■ WHAT THE TASK ASKS ■
Copy out every line in which the string "picture" occurs.

■ EXERCISE MATERIALS ■
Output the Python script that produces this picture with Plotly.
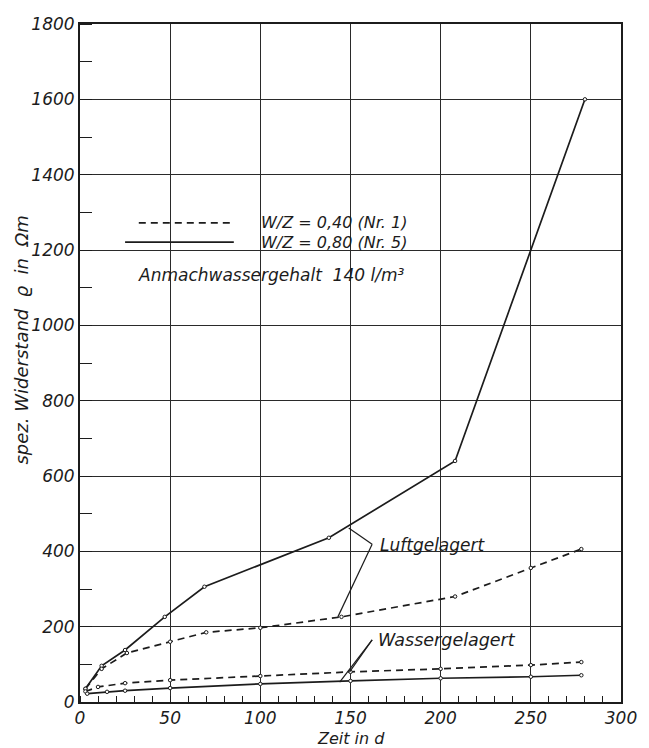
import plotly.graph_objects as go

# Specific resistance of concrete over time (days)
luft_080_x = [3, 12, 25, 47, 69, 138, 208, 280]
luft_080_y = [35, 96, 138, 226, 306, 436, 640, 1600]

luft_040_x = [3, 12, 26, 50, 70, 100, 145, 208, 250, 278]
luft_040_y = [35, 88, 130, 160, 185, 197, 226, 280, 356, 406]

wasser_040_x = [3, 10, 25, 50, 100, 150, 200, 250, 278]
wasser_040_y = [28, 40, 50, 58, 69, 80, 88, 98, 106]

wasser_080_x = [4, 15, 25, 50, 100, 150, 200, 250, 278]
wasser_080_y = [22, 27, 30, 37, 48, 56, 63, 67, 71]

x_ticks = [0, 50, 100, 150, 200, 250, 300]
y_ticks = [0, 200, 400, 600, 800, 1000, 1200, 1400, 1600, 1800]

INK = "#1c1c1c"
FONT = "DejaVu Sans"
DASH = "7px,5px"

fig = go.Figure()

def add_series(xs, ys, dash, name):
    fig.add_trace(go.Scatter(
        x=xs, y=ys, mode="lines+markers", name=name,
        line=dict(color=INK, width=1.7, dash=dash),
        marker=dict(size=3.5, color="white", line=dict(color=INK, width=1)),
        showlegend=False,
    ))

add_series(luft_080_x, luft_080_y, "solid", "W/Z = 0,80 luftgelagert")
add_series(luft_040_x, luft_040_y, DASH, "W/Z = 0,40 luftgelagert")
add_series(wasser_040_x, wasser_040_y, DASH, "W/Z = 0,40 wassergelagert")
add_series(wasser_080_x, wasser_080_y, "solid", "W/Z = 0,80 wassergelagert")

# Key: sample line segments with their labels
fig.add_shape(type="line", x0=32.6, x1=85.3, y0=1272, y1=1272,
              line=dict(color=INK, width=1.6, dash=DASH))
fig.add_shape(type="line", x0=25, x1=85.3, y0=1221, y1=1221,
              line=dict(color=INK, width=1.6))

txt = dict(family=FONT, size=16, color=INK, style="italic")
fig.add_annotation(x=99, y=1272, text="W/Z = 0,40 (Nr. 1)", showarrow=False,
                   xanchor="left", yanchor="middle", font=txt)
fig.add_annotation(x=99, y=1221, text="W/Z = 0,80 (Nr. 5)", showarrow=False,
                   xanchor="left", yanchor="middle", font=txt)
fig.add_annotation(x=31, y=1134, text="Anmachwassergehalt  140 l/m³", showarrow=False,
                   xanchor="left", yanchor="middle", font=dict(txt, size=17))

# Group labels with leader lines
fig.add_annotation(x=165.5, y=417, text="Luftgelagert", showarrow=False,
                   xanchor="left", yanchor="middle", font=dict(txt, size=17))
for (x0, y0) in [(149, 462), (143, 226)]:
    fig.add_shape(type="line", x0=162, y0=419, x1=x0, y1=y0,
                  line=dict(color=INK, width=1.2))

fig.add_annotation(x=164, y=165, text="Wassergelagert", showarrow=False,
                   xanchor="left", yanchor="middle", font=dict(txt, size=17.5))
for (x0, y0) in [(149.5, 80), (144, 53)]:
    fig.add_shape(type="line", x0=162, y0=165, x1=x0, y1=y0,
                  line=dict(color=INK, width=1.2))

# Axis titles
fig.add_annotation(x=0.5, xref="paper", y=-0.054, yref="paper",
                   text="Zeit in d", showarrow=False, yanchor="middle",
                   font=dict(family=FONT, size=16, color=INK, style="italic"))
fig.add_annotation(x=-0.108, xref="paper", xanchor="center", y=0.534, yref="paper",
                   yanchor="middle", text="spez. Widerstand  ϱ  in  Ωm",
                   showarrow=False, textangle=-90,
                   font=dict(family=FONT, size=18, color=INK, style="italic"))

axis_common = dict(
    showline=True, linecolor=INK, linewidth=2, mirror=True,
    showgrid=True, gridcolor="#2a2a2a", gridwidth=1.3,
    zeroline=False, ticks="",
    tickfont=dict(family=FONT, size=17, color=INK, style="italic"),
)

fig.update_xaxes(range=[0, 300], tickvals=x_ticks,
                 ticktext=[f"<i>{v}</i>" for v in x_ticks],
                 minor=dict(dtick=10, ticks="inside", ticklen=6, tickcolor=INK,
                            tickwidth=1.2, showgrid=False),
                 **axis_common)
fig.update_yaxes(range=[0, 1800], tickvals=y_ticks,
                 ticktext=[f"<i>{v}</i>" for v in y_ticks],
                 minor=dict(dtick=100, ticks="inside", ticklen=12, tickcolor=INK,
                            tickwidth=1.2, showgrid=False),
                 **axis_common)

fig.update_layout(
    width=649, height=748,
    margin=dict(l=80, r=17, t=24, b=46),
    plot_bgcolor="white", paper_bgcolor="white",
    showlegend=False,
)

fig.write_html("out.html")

---

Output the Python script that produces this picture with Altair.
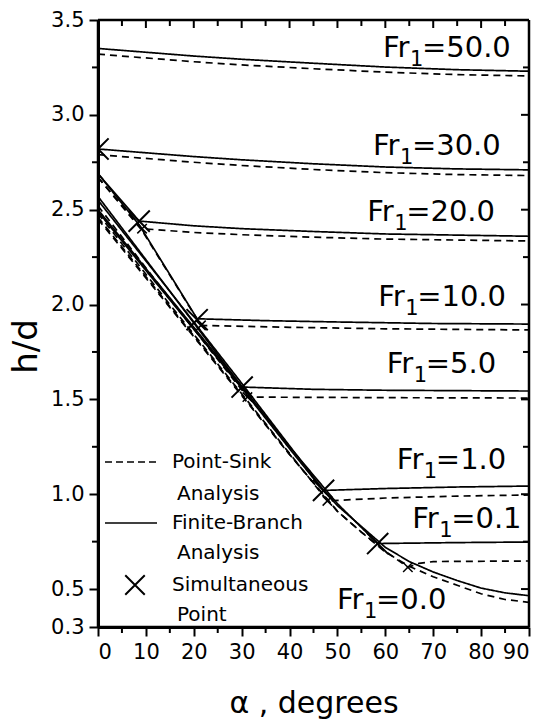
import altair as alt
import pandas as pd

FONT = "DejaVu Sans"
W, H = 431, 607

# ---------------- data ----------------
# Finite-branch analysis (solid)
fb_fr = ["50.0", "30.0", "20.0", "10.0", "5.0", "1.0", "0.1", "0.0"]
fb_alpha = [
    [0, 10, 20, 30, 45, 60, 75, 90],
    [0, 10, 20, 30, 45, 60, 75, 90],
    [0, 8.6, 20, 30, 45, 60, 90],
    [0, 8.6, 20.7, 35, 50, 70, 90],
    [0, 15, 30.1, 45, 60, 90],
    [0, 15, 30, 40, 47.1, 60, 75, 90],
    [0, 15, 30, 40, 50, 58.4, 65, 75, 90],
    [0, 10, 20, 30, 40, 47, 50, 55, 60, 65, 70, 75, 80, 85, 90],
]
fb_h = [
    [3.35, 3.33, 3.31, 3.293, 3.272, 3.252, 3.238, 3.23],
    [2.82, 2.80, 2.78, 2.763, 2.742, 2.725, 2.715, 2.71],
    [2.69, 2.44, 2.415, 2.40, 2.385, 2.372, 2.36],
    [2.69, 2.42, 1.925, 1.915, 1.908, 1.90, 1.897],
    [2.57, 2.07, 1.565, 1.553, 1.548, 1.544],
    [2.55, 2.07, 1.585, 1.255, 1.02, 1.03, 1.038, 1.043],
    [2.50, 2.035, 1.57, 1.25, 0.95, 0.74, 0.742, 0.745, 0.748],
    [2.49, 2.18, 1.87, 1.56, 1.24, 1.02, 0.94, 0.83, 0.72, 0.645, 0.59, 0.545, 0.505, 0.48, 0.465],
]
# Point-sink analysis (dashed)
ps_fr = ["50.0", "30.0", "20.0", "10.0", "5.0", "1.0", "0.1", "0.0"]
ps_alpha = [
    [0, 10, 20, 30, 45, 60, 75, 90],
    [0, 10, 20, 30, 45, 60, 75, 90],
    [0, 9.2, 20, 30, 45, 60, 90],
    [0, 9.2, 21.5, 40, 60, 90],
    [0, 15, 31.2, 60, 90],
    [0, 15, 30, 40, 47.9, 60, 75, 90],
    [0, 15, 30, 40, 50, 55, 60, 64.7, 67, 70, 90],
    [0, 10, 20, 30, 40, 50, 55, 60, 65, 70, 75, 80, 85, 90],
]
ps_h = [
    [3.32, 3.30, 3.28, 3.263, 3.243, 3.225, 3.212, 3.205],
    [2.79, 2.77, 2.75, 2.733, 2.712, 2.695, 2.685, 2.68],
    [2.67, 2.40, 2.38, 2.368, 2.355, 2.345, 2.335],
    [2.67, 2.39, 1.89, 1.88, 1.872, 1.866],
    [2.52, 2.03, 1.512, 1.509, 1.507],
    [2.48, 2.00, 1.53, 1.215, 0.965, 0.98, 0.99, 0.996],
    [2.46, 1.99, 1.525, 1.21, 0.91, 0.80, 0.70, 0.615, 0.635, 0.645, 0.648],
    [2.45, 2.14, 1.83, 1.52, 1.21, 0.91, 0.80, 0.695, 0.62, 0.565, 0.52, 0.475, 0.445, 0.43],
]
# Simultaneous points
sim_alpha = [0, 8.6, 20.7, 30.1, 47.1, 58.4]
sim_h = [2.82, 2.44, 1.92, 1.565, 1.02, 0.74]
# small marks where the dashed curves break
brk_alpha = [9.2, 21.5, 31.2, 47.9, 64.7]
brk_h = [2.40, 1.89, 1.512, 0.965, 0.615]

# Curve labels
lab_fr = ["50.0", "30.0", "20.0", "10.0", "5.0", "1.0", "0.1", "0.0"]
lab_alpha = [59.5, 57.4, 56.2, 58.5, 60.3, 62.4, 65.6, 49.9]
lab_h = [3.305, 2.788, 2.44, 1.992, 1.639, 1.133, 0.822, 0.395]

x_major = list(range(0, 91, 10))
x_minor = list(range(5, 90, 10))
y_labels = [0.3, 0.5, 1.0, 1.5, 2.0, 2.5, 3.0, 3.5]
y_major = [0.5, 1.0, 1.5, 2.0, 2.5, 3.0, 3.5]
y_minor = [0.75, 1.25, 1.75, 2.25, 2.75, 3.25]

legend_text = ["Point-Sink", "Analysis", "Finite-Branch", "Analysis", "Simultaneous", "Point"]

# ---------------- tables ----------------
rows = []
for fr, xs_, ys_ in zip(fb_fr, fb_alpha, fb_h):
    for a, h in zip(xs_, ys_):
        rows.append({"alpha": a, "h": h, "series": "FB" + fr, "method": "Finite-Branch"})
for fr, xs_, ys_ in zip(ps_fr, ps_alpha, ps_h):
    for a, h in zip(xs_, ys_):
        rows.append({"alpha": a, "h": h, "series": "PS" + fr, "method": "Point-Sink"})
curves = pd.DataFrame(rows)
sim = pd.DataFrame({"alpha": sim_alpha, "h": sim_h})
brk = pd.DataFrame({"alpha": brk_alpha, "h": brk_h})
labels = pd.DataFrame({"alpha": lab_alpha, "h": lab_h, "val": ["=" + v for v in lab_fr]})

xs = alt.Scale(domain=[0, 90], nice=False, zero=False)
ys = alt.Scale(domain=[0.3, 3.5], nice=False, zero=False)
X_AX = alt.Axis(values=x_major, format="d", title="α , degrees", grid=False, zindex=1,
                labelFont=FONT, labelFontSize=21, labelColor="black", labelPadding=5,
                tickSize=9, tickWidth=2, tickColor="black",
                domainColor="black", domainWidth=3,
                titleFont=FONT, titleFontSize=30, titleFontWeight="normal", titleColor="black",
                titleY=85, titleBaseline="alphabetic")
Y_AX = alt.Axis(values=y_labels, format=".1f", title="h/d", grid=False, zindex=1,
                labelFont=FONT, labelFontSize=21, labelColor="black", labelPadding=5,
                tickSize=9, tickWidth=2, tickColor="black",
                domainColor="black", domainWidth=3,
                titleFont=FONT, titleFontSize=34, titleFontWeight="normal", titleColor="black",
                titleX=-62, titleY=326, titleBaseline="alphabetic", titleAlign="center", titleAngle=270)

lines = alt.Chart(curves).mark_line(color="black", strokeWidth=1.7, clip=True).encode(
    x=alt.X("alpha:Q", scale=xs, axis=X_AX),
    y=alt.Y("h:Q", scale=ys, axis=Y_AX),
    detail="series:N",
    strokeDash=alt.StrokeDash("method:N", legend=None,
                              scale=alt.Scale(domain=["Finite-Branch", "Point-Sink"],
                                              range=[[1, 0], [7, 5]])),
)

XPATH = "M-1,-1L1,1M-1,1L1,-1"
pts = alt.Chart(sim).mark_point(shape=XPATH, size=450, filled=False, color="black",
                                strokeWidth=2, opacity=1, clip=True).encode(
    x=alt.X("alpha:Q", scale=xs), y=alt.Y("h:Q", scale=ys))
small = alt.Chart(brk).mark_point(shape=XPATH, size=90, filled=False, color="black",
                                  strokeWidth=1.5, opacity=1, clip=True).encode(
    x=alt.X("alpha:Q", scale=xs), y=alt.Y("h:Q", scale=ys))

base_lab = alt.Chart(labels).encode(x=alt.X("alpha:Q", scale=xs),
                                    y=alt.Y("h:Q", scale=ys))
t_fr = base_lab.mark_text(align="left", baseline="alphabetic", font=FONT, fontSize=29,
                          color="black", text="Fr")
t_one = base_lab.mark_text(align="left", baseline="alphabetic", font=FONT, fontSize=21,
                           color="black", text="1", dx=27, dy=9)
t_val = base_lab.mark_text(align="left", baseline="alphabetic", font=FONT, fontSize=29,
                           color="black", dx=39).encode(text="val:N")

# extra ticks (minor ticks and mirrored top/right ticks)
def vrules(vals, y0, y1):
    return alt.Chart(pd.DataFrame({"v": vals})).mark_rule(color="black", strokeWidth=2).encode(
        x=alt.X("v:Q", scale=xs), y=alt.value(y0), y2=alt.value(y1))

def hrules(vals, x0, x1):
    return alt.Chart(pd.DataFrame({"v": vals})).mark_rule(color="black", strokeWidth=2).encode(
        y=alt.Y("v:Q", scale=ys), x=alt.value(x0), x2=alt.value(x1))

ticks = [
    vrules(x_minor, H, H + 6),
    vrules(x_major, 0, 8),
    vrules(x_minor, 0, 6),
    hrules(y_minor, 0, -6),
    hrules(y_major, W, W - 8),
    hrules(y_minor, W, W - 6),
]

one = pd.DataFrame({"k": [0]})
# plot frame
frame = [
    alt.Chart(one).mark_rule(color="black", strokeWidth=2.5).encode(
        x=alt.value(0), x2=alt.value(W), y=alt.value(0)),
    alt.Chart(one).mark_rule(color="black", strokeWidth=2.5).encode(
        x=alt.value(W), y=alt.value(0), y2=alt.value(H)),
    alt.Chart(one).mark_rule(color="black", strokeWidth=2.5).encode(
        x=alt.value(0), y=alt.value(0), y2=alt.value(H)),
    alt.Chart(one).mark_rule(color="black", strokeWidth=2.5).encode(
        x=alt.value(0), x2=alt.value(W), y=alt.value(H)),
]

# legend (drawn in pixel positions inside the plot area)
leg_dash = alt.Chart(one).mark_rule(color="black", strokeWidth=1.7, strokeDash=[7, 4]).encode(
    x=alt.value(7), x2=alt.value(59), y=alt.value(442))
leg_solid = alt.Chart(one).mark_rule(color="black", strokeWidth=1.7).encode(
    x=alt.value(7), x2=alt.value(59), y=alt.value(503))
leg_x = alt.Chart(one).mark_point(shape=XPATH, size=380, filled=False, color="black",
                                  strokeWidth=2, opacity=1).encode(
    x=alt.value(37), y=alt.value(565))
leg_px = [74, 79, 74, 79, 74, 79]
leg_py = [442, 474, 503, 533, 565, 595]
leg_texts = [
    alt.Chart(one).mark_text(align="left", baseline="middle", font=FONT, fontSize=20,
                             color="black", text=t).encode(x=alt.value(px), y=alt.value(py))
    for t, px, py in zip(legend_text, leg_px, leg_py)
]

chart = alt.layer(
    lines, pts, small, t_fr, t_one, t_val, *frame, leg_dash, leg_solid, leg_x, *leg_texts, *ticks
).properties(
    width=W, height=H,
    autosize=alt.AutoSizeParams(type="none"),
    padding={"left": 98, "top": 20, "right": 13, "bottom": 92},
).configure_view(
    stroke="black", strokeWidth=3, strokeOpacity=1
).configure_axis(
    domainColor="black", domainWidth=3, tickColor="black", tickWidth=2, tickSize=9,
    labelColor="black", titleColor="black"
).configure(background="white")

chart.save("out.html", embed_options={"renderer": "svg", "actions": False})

■ OUTPUT BELOW ■
Output the Python script that produces this picture with Plotly.
Output the Python script that produces this picture with Altair.

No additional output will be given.